Like the Philharmonic's visit to the hall in 2002, this one drew a large, rapt house (the best-attended classical event at the Meyerhoff in months). It's always rewarding to be in a room packed with people who seem to be hanging on every note, savoring a communal experience.

Temirkanov can be faulted for sticking to a rather narrow list of pieces, but he sure doesn't take any of them for granted.

He sent Prokofiev's Symphony No. 1 on a fleet, effervescent course, without slighting any of the warm or wry aspects in the piece. There was something unmistakably affectionate about the conductor's approach, a gentle underlining of the nostalgic shadows behind this updated classicism.

Although the violins didn't make the cleanest initial attack, it was smooth, glistening sailing after that. (The section had an unexpected guest, BSO concertmaster Jonathan Carney, who sat in the third stand for part of the concert.) The rest of the orchestra, too, sounded remarkably refined and attentive.

The Cello Concerto No. 1 by Shostakovich, like so many of his works, suggests an aural diary where innermost worries and dreams have been recorded. The brilliant American cellist Lynn Harrell unlocked those secrets with playing that was extraordinarily incisive and gripping, not to mention technically splendid. Temirkanov matched him for insight; the orchestra, including a fearless horn soloist, matched Harrell for virtuosity.

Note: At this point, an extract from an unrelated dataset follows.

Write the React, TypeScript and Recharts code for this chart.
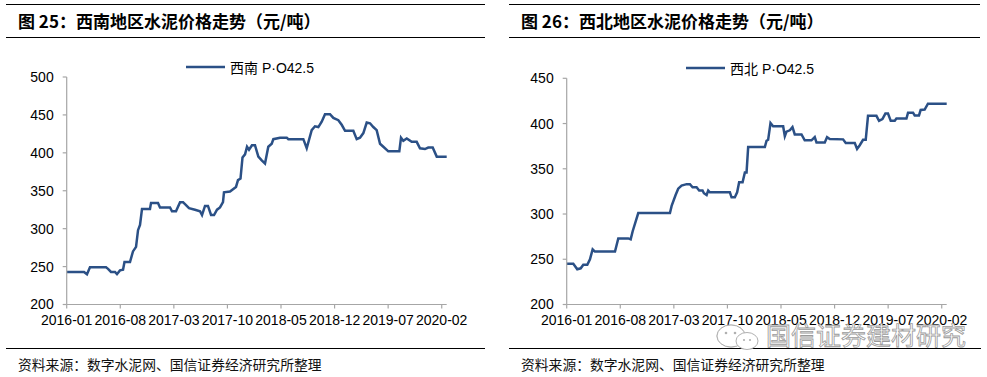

Temirkanov has programmed Tchaikovsky's Pathetique Symphony twice with the BSO in four years, and inspired potent performances both times, but nothing like what he and his countrymen achieved here.

It was as if everyone on that stage were feeling Tchaikovsky's pain - living it, really. And there is pain in this symphony, probably not the self-pitying type we used to assign to this score under the assumption that the composer was terribly lonely and hopelessly guilt-ridden about his sexuality.

Recent scholarship suggests he wasn't so miserable, but what he put into this symphony cannot be waved off as mere notes. A life is nakedly exposed here, all the good and bad, all the determination and doubt; with the stroke of a gong and a brass chorale as a eulogy, that life slips away into the unknown.

Without any heavy-handed twists of phrasing or dynamics, Temirkanov made all of this feel incredibly personal and real as he drew a searing response from the Philharmonic. As a demonstration of pure orchestral mettle, the performance would have been striking enough. As an expression of music's visceral power, it was simply profound.

Temirkanov looked drained afterward, but responded to the persistent ovation with an encore, the same one he offered after the Philharmonic's 2002 concert here - Elgar's soul-cleansing Nimrod. Coming after the Pathetique, the effect could not have been more cathartic.